Published online by Cambridge University Press: 05 June 2012
It is widely recognised that the phenomenal growth of London from the late sixteenth century contributed to the development of the modern English economy. But there is less agreement about the extent to which this growth had medieval origins, even though London's share of England's assessed lay wealth grew conspicuously from 2 per cent in 1334 to 8.9 per cent in 1515. Earlier historians explained London's apparent exception to the general picture of urban decline in the fifteenth century by the city's geographical advantages and political status which made its continuing expansion seem inevitable. However, the recent topographical researches of Dr Derek Keene and his colleagues have led them to conclude that, far from being an exception to the general pattern of urban decline, London suffered from the same demographic trends which affected other medieval towns.

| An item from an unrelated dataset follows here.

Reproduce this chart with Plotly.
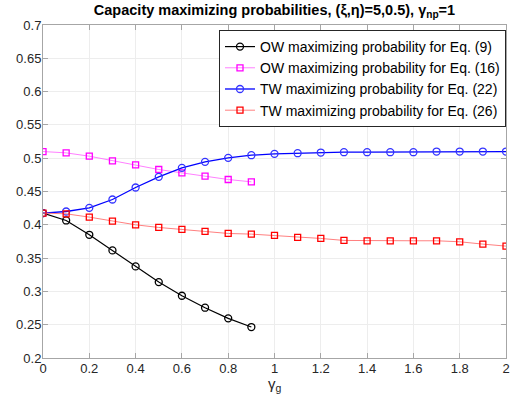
import plotly.graph_objects as go

x_ow = [0, 0.1, 0.2, 0.3, 0.4, 0.5, 0.6, 0.7, 0.8, 0.9]
x_tw = [0, 0.1, 0.2, 0.3, 0.4, 0.5, 0.6, 0.7, 0.8, 0.9, 1.0,
        1.1, 1.2, 1.3, 1.4, 1.5, 1.6, 1.7, 1.8, 1.9, 2.0]

ow_eq9 = [0.4175, 0.4065, 0.385, 0.3615, 0.3375, 0.314, 0.2935, 0.2755, 0.2595, 0.2465]
ow_eq16 = [0.510, 0.508, 0.503, 0.496, 0.490, 0.483, 0.478, 0.473, 0.468, 0.4645]
tw_eq22 = [0.4175, 0.420, 0.4255, 0.438, 0.456, 0.472, 0.4855, 0.4945, 0.5005, 0.5045,
           0.5065, 0.5075, 0.5085, 0.509, 0.509, 0.509, 0.509, 0.510, 0.510, 0.510, 0.510]
tw_eq26 = [0.4175, 0.4165, 0.4115, 0.4055, 0.400, 0.396, 0.393, 0.390, 0.387, 0.386,
           0.384, 0.381, 0.3795, 0.3765, 0.376, 0.376, 0.376, 0.376, 0.3745, 0.371, 0.368]

names = ["OW maximizing probability for Eq. (9)",
         "OW maximizing probability for Eq. (16)",
         "TW maximizing probability for Eq. (22)",
         "TW maximizing probability for Eq. (26)"]

x_ticks = [0, 0.2, 0.4, 0.6, 0.8, 1, 1.2, 1.4, 1.6, 1.8, 2]
x_tick_labels = ["0", "0.2", "0.4", "0.6", "0.8", "1", "1.2", "1.4", "1.6", "1.8", "2"]
y_ticks = [0.2, 0.25, 0.3, 0.35, 0.4, 0.45, 0.5, 0.55, 0.6, 0.65, 0.7]
y_tick_labels = ["0.2", "0.25", "0.3", "0.35", "0.4", "0.45", "0.5", "0.55", "0.6", "0.65", "0.7"]

FONT = "Liberation Sans, Arial, Helvetica, sans-serif"
TXT = "#262626"

fig = go.Figure()
fig.add_trace(go.Scatter(x=x_ow, y=ow_eq9, name=names[0], mode="lines+markers",
                         line=dict(color="#000000", width=1.2),
                         marker=dict(symbol="circle-open", size=7, color="#000000",
                                     line=dict(width=1.3))))
fig.add_trace(go.Scatter(x=x_ow, y=ow_eq16, name=names[1], mode="lines+markers",
                         line=dict(color="#ff80ff", width=1),
                         marker=dict(symbol="square-open", size=6, color="#ff00ff",
                                     line=dict(width=1.3))))
fig.add_trace(go.Scatter(x=x_tw, y=tw_eq22, name=names[2], mode="lines+markers",
                         line=dict(color="#0000ff", width=1.3),
                         marker=dict(symbol="circle-open", size=7, color="#3333ff",
                                     line=dict(width=1.3))))
fig.add_trace(go.Scatter(x=x_tw, y=tw_eq26, name=names[3], mode="lines+markers",
                         line=dict(color="#ff8080", width=1),
                         marker=dict(symbol="square-open", size=6, color="#ff0000",
                                     line=dict(width=1.3))))

axis_common = dict(showline=True, linecolor="#a6a6a6", linewidth=1, mirror="ticks",
                   ticks="inside", ticklen=5, tickcolor="#a6a6a6", tickwidth=1,
                   showgrid=True, gridcolor="#ededed", gridwidth=1, zeroline=False,
                   automargin=False,
                   tickfont=dict(family=FONT, size=13, color=TXT))

fig.update_xaxes(range=[0, 2], tickvals=x_ticks, ticktext=x_tick_labels,
                 ticklabelstandoff=-2, **axis_common)
fig.update_yaxes(range=[0.2, 0.7], tickvals=y_ticks, ticktext=y_tick_labels,
                 ticklabelstandoff=-2, **axis_common)

fig.add_annotation(text="γ<sub>g</sub>", x=1, xref="x", y=-0.045, yref="paper",
                   xanchor="center", yanchor="top", showarrow=False,
                   font=dict(family=FONT, size=15, color=TXT))

fig.update_layout(
    width=516, height=400,
    margin=dict(l=43, r=10, t=25, b=42),
    paper_bgcolor="white", plot_bgcolor="white",
    title=dict(text="<b>Capacity maximizing probabilities, (ξ,η)=5,0.5), γ<sub>np</sub>=1</b>",
               x=(43 + 506) / 2 / 516, xanchor="center", y=0.975, yanchor="middle",
               font=dict(family=FONT, size=14.5, color="#000000")),
    legend=dict(x=1.0, xanchor="right", y=0.985, yanchor="top",
                bgcolor="white", bordercolor="#262626", borderwidth=1,
                font=dict(family=FONT, size=14, color="#000000"),
                tracegroupgap=0, itemwidth=30),
    showlegend=True,
)

fig.write_html("out.html", config={"displayModeBar": False},
               post_script="document.body.style.margin='0';")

Most historians have been persuaded by Dr Keene's deductions from the Cheapside evidence that London reached the peak of its medieval population, which he estimates at between 80,000 to 100,000, at about 1300, that it then declined, and that, despite a period of increased commercial activity from the last quarter of the fourteenth century until the 1420s, the city did not recover its former size until about 1600.
Dr Keene accounts for London's growth before 1300 by the two customary explanations that the city grew with the national population, and that its emergence as the centre of government meant that the purchasing power of the royal court moved away from the fairs and was concentrated in London at the end of the thirteenth century.